The role of gambling in the lives of children is ambiguous, certainly from a policy standpoint. On the whole, most commercial forms of gambling are prohibited among those under 18. But exceptions to this are made for National Lottery products, including their online instant win games and scratchcards, football pools and other lotteries, which are legal for those aged 16 and over. Finally, there are some forms of machines, those with stakes of 10p and prizes of £5, that are legal for anyone of any age. And, of course, there are no legal restrictions about what goes on within families and between friends.
But as any young person will tell you, legal restrictions don’t mean that you don’t do it. In fact, 12% of children aged 11-16 have gambled in the past week; half of which was via age-restricted gambling activities. Often parents or older friends/relatives facilitate this gambling but not always: 43% of children who had gambled online had done so using their parents account without their knowledge (Wardle, 2018).
Why are we concerned about this? Isn’t gambling just another rite of passage for children? Well, it is and it isn’t. Some children report experiencing a range of adverse consequences because of their gambling. This ranges from gambling causing arguments with family or friends, to missing school because of gambling, to being preoccupied thinking about gambling. Overall, it is estimated that 0.9% of children aged 11-15, or 31,000 children to put it another way, have such a range of difficulties with their gambling that they are considered to be problem gamblers. Gambling is not a risk-free activity.

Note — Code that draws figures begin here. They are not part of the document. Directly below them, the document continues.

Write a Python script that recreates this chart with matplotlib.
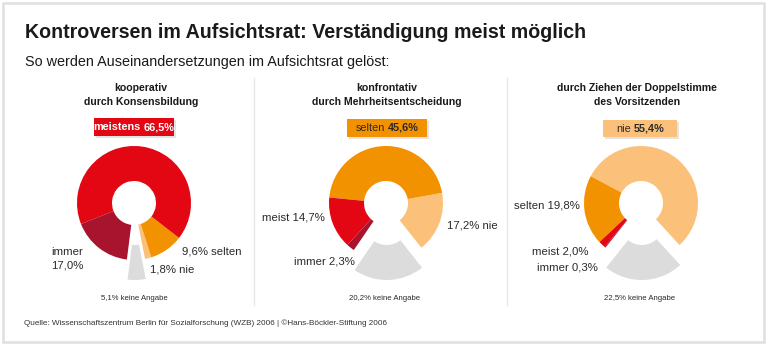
import matplotlib
matplotlib.use('Agg')
import matplotlib.pyplot as plt
from matplotlib.patches import Rectangle

W, H = 767, 346
plt.rcParams['font.family'] = ['Liberation Sans', 'DejaVu Sans']

# ---------------- data ----------------
title = "Kontroversen im Aufsichtsrat: Verständigung meist möglich"
subtitle = "So werden Auseinandersetzungen im Aufsichtsrat gelöst:"
source = ("Quelle: Wissenschaftszentrum Berlin für Sozialforschung (WZB) 2006 | "
          "©Hans-Böckler-Stiftung 2006")

panel_titles = ["kooperativ\ndurch Konsensbildung",
                "konfrontativ\ndurch Mehrheitsentscheidung",
                "durch Ziehen der Doppelstimme\ndes Vorsitzenden"]
categories = ["keine Angabe", "nie", "selten", "meist", "immer"]
values_koop = [5.1, 1.8, 9.6, 66.5, 17.0]
values_konf = [20.2, 17.2, 45.6, 14.7, 2.3]
values_dopp = [22.5, 55.4, 19.8, 2.0, 0.3]
series = [values_koop, values_konf, values_dopp]
main_label_words = ["meistens", "selten", "nie"]
main_label_index = [3, 2, 1]

colors = ["#dcdcdc", "#fbc07a", "#f39200", "#e30613", "#a8132d"]
box_colors = ["#e30613", "#f39200", "#fbc07a"]
box_text_colors = ["white", "#2a2a2a", "#2a2a2a"]


def fmt(v):
    return f"{v:.1f}".replace(".", ",") + "%"


def Y(y):
    return H - y


fig = plt.figure(figsize=(W / 100, H / 100), dpi=100)
ax = fig.add_axes([0, 0, 1, 1])

# frame
ax.add_patch(Rectangle((3, Y(342)), 761, 339, fill=False, ec="#e0e0e0", lw=1.8))

ax.text(25, Y(32), title, fontsize=14.1, fontweight="bold", color="#1a1a1a",
        va="center", ha="left")
ax.text(25, Y(62), subtitle, fontsize=10.4, color="#1a1a1a", va="center", ha="left")
ax.text(24, Y(323), source, fontsize=5.85, color="#333333", va="center", ha="left")

# dividers
for xd in [254, 507]:
    ax.plot([xd, xd], [Y(78), Y(305)], color="#e6e6e6", lw=1)

centers = [(134, 203), (386, 203), (641, 203)]
title_x = [141, 387, 637]
box_rects = [(94, 118, 80, 18), (347, 119, 80, 18), (603, 120, 74, 17)]
R, RIN, EXPL = 57, 22, 20

for i, vals in enumerate(series):
    cx, cy = centers[i]
    start = -88 - vals[0] * 3.6 / 2
    explode = [EXPL, 0, 0, 0, 0]
    ax.pie(vals, colors=colors, center=(cx, Y(cy)), radius=R, startangle=start,
           counterclock=True, explode=explode,
           wedgeprops=dict(width=R - RIN, linewidth=0))
    ax.text(title_x[i], Y(95), panel_titles[i], fontsize=7.6, fontweight="bold",
            ha="center", va="center", color="#1a1a1a", linespacing=1.45)

ax.set_xlim(0, W)
ax.set_ylim(0, H)
ax.set_aspect("auto")
ax.axis("off")

# value labels
lab_color = "#2a2a2a"
fs = 8.2
v = values_koop
ax.text(83, Y(252), "immer", fontsize=fs, ha="right", va="center", color=lab_color)
ax.text(83, Y(265), fmt(v[4]), fontsize=fs, ha="right", va="center", color=lab_color)
ax.text(182, Y(252), f"{fmt(v[2])} selten", fontsize=fs, ha="left", va="center", color=lab_color)
ax.text(150, Y(270), f"{fmt(v[1])} nie", fontsize=fs, ha="left", va="center", color=lab_color)
ax.text(134, Y(298), f"{fmt(v[0])} keine Angabe", fontsize=5.6, ha="center", va="center", color=lab_color)

v = values_konf
ax.text(325, Y(217), f"meist {fmt(v[3])}", fontsize=fs, ha="right", va="center", color=lab_color)
ax.text(447, Y(225), f"{fmt(v[1])} nie", fontsize=fs, ha="left", va="center", color=lab_color)
ax.text(355, Y(261), f"immer {fmt(v[4])}", fontsize=fs, ha="right", va="center", color=lab_color)
ax.text(385, Y(298), f"{fmt(v[0])} keine Angabe", fontsize=5.6, ha="center", va="center", color=lab_color)

v = values_dopp
ax.text(580, Y(205), f"selten {fmt(v[2])}", fontsize=fs, ha="right", va="center", color=lab_color)
ax.text(588, Y(252), f"meist {fmt(v[3])}", fontsize=fs, ha="right", va="center", color=lab_color)
ax.text(598, Y(267), f"immer {fmt(v[4])}", fontsize=fs, ha="right", va="center", color=lab_color)
ax.text(640, Y(298), f"{fmt(v[0])} keine Angabe", fontsize=5.6, ha="center", va="center", color=lab_color)

# highlighted boxes
renderer = fig.canvas.get_renderer()
bfs = 7.8
for i, vals in enumerate(series):
    bx, by, bw, bh = box_rects[i]
    ax.add_patch(Rectangle((bx + 2, Y(by + bh + 2)), bw, bh, color="#e4e4e4", lw=0, zorder=3))
    ax.add_patch(Rectangle((bx, Y(by + bh)), bw, bh, color=box_colors[i], lw=0, zorder=4))
    word = main_label_words[i]
    num = fmt(vals[main_label_index[i]])
    weight1 = "bold" if i == 0 else "normal"
    t1 = ax.text(0, 0, word, fontsize=bfs, fontweight=weight1, color=box_text_colors[i],
                 ha="left", va="center", zorder=5)
    t2 = ax.text(0, 0, num, fontsize=bfs, fontweight="bold", color=box_text_colors[i],
                 ha="left", va="center", zorder=5)
    gap = 2.6
    w1 = t1.get_window_extent(renderer).width
    w2 = t2.get_window_extent(renderer).width
    x0 = bx + bw / 2 - (w1 + gap + w2) / 2
    yc = Y(by + bh / 2)
    t1.set_position((x0, yc))
    t2.set_position((x0 + w1 + gap, yc))

fig.savefig("out.png", dpi=100, facecolor="white")
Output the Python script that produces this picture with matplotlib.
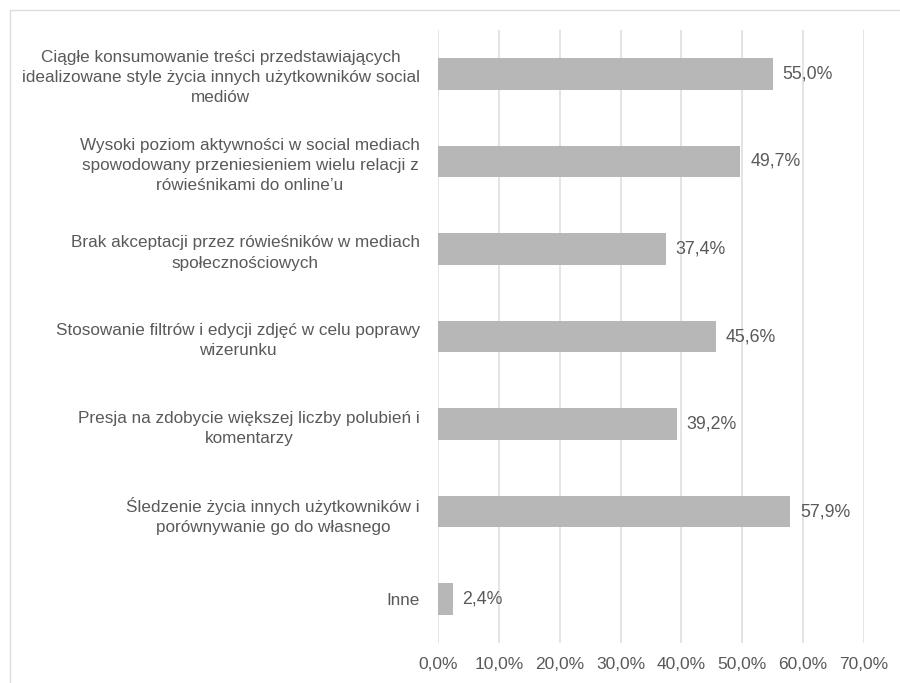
import matplotlib.pyplot as plt
from matplotlib.patches import Rectangle

plt.rcParams['font.family'] = ['Liberation Sans', 'DejaVu Sans']

categories = [
    'Ciągłe konsumowanie treści przedstawiających\nidealizowane style życia innych użytkowników social\nmediów',
    'Wysoki poziom aktywności w social mediach\nspowodowany przeniesieniem wielu relacji z\nrówieśnikami do online\u2019u',
    'Brak akceptacji przez rówieśników w mediach\nspołecznościowych',
    'Stosowanie filtrów i edycji zdjęć w celu poprawy\nwizerunku',
    'Presja na zdobycie większej liczby polubień i\nkomentarzy',
    'Śledzenie życia innych użytkowników i\nporównywanie go do własnego',
    'Inne',
]
values = [55.0, 49.7, 37.4, 45.6, 39.2, 57.9, 2.4]
xticks = [0, 10, 20, 30, 40, 50, 60, 70]

text_color = '#595959'
bar_color = '#B7B7B7'
grid_color = '#DCDCDC'

fig = plt.figure(figsize=(9, 6.83), dpi=100)
ax = fig.add_axes([0.4867, 0.0585, 0.4733, 0.8975])

# thin frame around the chart area
fig.patches.append(Rectangle((10 / 900, -0.5), 2, 1.5 - 10 / 683, transform=fig.transFigure,
                             fill=False, edgecolor=grid_color, linewidth=1))

pos = list(range(len(categories)))[::-1]
ax.barh(pos, values, height=0.36, color=bar_color, zorder=3)

for p, v in zip(pos, values):
    ax.text(v + 1.6, p, f'{v:.1f}%'.replace('.', ','), va='center', ha='left',
            fontsize=12.8, color=text_color, zorder=4)

ax.set_xlim(0, 70)
ax.set_ylim(-0.5, len(categories) - 0.5)
ax.set_xticks(xticks)
ax.set_xticklabels([f'{t:.1f}%'.replace('.', ',') for t in xticks], fontsize=12.5)
ax.set_yticks(pos)
ax.set_yticklabels(categories, multialignment='center', fontsize=12.3, linespacing=1.42)

ax.grid(axis='x', color=grid_color, linewidth=1.1, zorder=0)
for s in ax.spines.values():
    s.set_visible(False)
ax.tick_params(axis='both', length=0, labelcolor=text_color)
ax.tick_params(axis='y', pad=13)
ax.tick_params(axis='x', pad=10)

plt.savefig('out.png', dpi=100)
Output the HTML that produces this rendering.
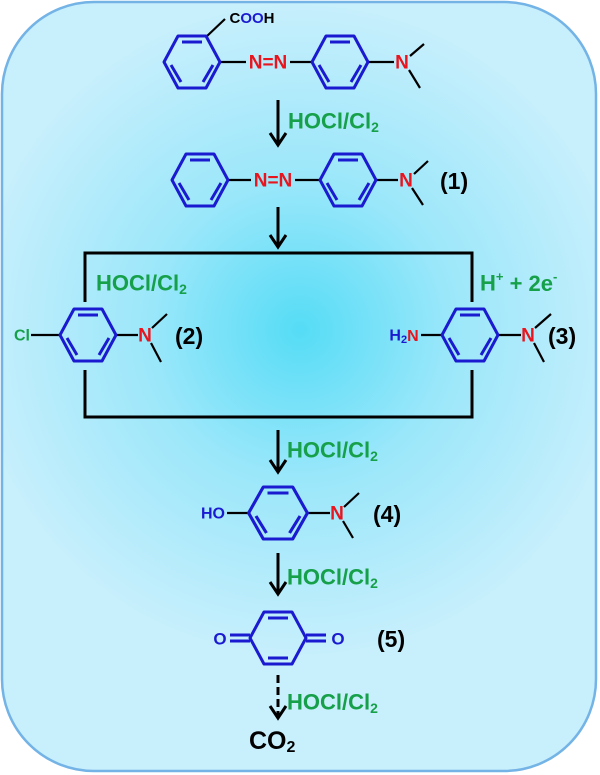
<!DOCTYPE html>
<html><head><meta charset="utf-8"><style>
html,body{margin:0;padding:0;background:#fff;}
svg{display:block;font-family:"Liberation Sans",Arial,sans-serif;font-weight:bold;}
</style></head><body>
<svg width="600" height="775" viewBox="0 0 600 775" xmlns="http://www.w3.org/2000/svg">
<defs>
<radialGradient id="bg" cx="300" cy="330" r="330" gradientUnits="userSpaceOnUse">
<stop offset="0" stop-color="#55dcf6"/>
<stop offset="0.45" stop-color="#9ae7fa"/>
<stop offset="1" stop-color="#c8effc"/>
</radialGradient>
<g id="benz" fill="none" stroke="#1a1ad0" stroke-width="3" stroke-linejoin="round">
<path d="M-28,0 L-14,-26 L14,-26 L28,0 L14,26 L-14,26 Z"/>
<path d="M-10,-20 L10,-20 M21,3 L11,20 M-21,3 L-11,20"/>
</g>
</defs>
<rect x="2" y="2" width="594" height="769" rx="92" fill="url(#bg)" stroke="#74b3e6" stroke-width="2.5"/>

<g stroke="#000" stroke-width="2.2" fill="none">
<path d="M206,37 L225,19"/>
<path d="M220,62 L246,62 M290,62 L312,62 M368,62 L394,62"/>
<path d="M410,56 L424,44 M409,70 L420,88"/>
<path d="M228,180 L251,180 M295,180 L320,180 M376,180 L398,180"/>
<path d="M414,174 L428,161 M412,188 L423,205"/>
<path d="M85,302 L85,253 L472,253 L472,302 M85,370 L85,417 L472,417 L472,370" stroke-width="3"/>
<path d="M31,335 L60,335 M116,335 L138,335 M152,328 L167,314 M151,343 L161,362"/>
<path d="M421,335 L442,335 M498,335 L521,335 M535,328 L551,314 M534,343 L544,362"/>
<path d="M227,513 L250,513 M306,513 L330,513 M344,507 L359,493 M343,521 L353,538"/>
</g>

<g stroke="#000" stroke-width="3" fill="none">
<path d="M278,100 L278,143"/><path d="M270,133 L278,145 L286,133"/>
<path d="M278,207 L278,245"/><path d="M270,235 L278,247 L286,235"/>
<path d="M278,430 L278,470"/><path d="M270,460 L278,472 L286,460"/>
<path d="M278,553 L278,592"/><path d="M270,582 L278,594 L286,582"/>
<path d="M278,675 L278,715" stroke-dasharray="8,4"/><path d="M270,706 L278,718 L286,706"/>
</g>

<use href="#benz" transform="translate(192,62)"/>
<use href="#benz" transform="translate(340,62)"/>
<use href="#benz" transform="translate(200,180)"/>
<use href="#benz" transform="translate(348,180)"/>
<use href="#benz" transform="translate(88,335)"/>
<use href="#benz" transform="translate(470,335)"/>
<use href="#benz" transform="translate(278,513) scale(1.05,1)"/>
<g transform="translate(278,638)" fill="none" stroke="#1a1ad0" stroke-width="3" stroke-linejoin="round">
<path d="M-28,0 L-14,-26 L14,-26 L28,0 L14,26 L-14,26 Z"/>
<path d="M-10,-20 L10,-20 M-10,20 L10,20"/>
<path d="M-28,-3 L-48,-3 M-28,3 L-48,3 M28,-3 L48,-3 M28,3 L48,3"/>
</g>

<g font-size="19" text-anchor="middle" dominant-baseline="central">
<text x="252" y="18" font-size="15"><tspan fill="#000">C</tspan><tspan fill="#1a1ad0">OO</tspan><tspan fill="#000">H</tspan></text>
<text x="268" y="63" fill="#e8141e">N=N</text>
<text x="402" y="63" fill="#e8141e">N</text>
<text x="273" y="181" fill="#e8141e">N=N</text>
<text x="406" y="181" fill="#e8141e">N</text>
<text x="145" y="336" fill="#e8141e">N</text>
<text x="22" y="336" fill="#17a04a" font-size="16">Cl</text>
<text x="528" y="336" fill="#e8141e">N</text>
<text x="404" y="336" fill="#1a1ad0" font-size="16">H<tspan font-size="11" dy="4">2</tspan><tspan dy="-4" fill="#e8141e">N</tspan></text>
<text x="337" y="514" fill="#e8141e">N</text>
<text x="213" y="514" fill="#1a1ad0" font-size="16">HO</text>
<text x="220" y="639" fill="#1a1ad0" font-size="17">O</text>
<text x="338" y="639" fill="#1a1ad0" font-size="17">O</text>
</g>

<g font-size="23" fill="#000" dominant-baseline="central">
<text x="440" y="181">(1)</text>
<text x="175" y="336">(2)</text>
<text x="548" y="336">(3)</text>
<text x="373" y="514">(4)</text>
<text x="377" y="639">(5)</text>
<text x="249" y="741" font-size="25">CO<tspan font-size="16" dy="6">2</tspan></text>
</g>

<g font-size="22" fill="#17a04a" dominant-baseline="central">
<text x="288" y="121">HOCl/Cl<tspan font-size="14" dy="6">2</tspan></text>
<text x="96" y="283">HOCl/Cl<tspan font-size="14" dy="6">2</tspan></text>
<text x="480" y="283">H<tspan font-size="13" dy="-7">+</tspan><tspan dy="7"> +  2e</tspan><tspan font-size="13" dy="-7">-</tspan></text>
<text x="287" y="450">HOCl/Cl<tspan font-size="14" dy="6">2</tspan></text>
<text x="287" y="577">HOCl/Cl<tspan font-size="14" dy="6">2</tspan></text>
<text x="287" y="702">HOCl/Cl<tspan font-size="14" dy="6">2</tspan></text>
</g>
</svg>
</body></html>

Furthermore, gambling or gambling-like activity is, arguably, becoming an increasing part of everyday life. Facsimile forms of gambling are increasingly available within other activities. For example, children can play social casinos or slots which replicate online slot machines or casinos but instead of gambling for cash, you gamble for virtual currency. There is gambling within video games or gambling by betting ‘skins’ (virtual possessions won or purchased within video games). The Gambling Commission estimates that around 4% of children had bet using skins in the past week, and 11% have ever done it.
It’s probably safe to say that most parents aren’t really aware of what skins gambling is or perhaps of the existence of social casinos. As I found that bleary-eyed November morning, it’s all too easy to let this wash over you, to not notice. But it is worth being vigilant – children born since 2005 are growing up in a vastly altered gambling landscape – this is both due to changes in regulation and changes in technology. You might argue that we have created the conditions for a vast generational experiment, the outcome of which is uncertain but could easily lay foundations for future problems. My hope is that this isn’t the case. My instinct perhaps tells me otherwise. But from now on, I’ll be watching ‘In the Night Garden’ using YouTube Kids, so, let’s hope, the tale of Iggle Piggle and the slot machine ends here!
This post gives the views of the author and does not represent the position of the LSE Parenting for a Digital Future blog, nor of the London School of Economics and Political Science.